EXERCISE REQUIREMENTS: Your output is the lines from the first one to the one containing "(0,0) rectangle (1167,416);", repeated exactly, with images left out.

---- SOURCE MATERIAL

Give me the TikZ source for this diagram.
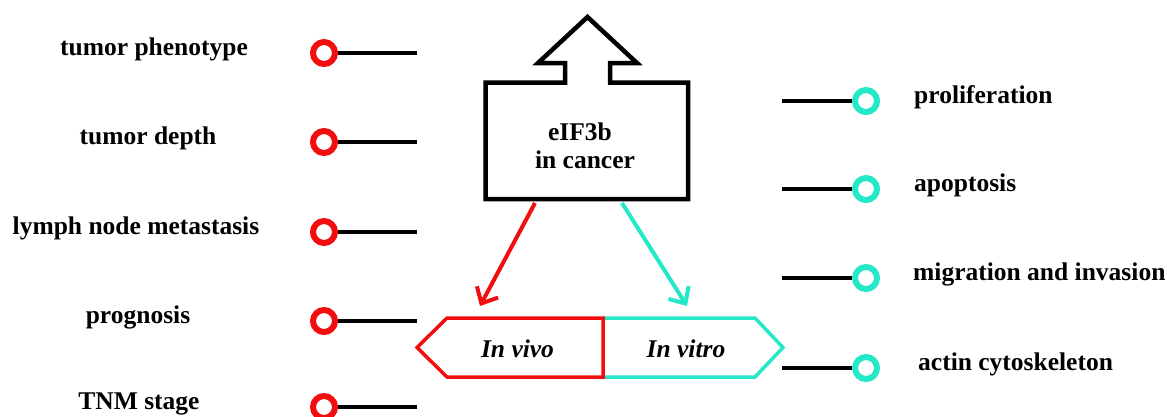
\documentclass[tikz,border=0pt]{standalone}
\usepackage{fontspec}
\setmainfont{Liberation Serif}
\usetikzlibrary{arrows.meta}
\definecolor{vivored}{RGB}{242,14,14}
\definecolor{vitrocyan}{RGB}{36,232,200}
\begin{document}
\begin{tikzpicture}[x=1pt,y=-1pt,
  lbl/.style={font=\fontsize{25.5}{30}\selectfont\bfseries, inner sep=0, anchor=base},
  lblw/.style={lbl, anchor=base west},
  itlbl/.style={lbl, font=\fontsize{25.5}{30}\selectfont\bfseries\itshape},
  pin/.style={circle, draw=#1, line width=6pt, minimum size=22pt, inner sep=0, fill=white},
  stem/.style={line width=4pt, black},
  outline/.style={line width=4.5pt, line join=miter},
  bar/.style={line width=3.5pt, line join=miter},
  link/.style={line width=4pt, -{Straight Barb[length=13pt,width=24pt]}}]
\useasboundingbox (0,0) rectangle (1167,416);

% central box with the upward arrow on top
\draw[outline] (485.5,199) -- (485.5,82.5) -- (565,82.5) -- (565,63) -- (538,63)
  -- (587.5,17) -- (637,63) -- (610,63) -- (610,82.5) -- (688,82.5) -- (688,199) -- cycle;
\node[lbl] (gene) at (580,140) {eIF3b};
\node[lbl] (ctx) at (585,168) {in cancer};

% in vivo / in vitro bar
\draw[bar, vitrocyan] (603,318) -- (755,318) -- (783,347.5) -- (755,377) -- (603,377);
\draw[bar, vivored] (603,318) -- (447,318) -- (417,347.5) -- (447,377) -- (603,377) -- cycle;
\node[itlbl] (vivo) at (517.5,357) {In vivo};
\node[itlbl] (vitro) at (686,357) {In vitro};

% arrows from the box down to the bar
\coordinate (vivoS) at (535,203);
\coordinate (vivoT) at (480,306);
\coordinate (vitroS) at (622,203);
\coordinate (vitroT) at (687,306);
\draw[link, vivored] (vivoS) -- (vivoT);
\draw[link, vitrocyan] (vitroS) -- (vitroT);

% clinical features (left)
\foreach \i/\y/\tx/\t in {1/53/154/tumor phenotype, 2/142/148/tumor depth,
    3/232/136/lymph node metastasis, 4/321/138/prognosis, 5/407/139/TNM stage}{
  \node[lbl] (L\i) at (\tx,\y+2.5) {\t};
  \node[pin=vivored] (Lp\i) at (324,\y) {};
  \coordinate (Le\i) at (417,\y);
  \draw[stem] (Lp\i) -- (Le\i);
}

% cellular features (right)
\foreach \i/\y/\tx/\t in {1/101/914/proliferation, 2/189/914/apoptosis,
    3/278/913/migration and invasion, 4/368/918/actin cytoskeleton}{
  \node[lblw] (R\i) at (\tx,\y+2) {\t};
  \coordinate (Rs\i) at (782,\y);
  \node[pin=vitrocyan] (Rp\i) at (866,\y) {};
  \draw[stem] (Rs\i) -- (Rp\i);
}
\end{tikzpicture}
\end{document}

--------

IN RESPONSE:
Give me the TikZ source for this diagram.
\documentclass[tikz,border=0pt]{standalone}
\usepackage{fontspec}
\setmainfont{Liberation Serif}
\usetikzlibrary{arrows.meta}
\definecolor{vivored}{RGB}{242,14,14}
\definecolor{vitrocyan}{RGB}{36,232,200}
\begin{document}
\begin{tikzpicture}[x=1pt,y=-1pt,
  lbl/.style={font=\fontsize{25.5}{30}\selectfont\bfseries, inner sep=0, anchor=base},
  lblw/.style={lbl, anchor=base west},
  itlbl/.style={lbl, font=\fontsize{25.5}{30}\selectfont\bfseries\itshape},
  pin/.style={circle, draw=#1, line width=6pt, minimum size=22pt, inner sep=0, fill=white},
  stem/.style={line width=4pt, black},
  outline/.style={line width=4.5pt, line join=miter},
  bar/.style={line width=3.5pt, line join=miter},
  link/.style={line width=4pt, -{Straight Barb[length=13pt,width=24pt]}}]
\useasboundingbox (0,0) rectangle (1167,416);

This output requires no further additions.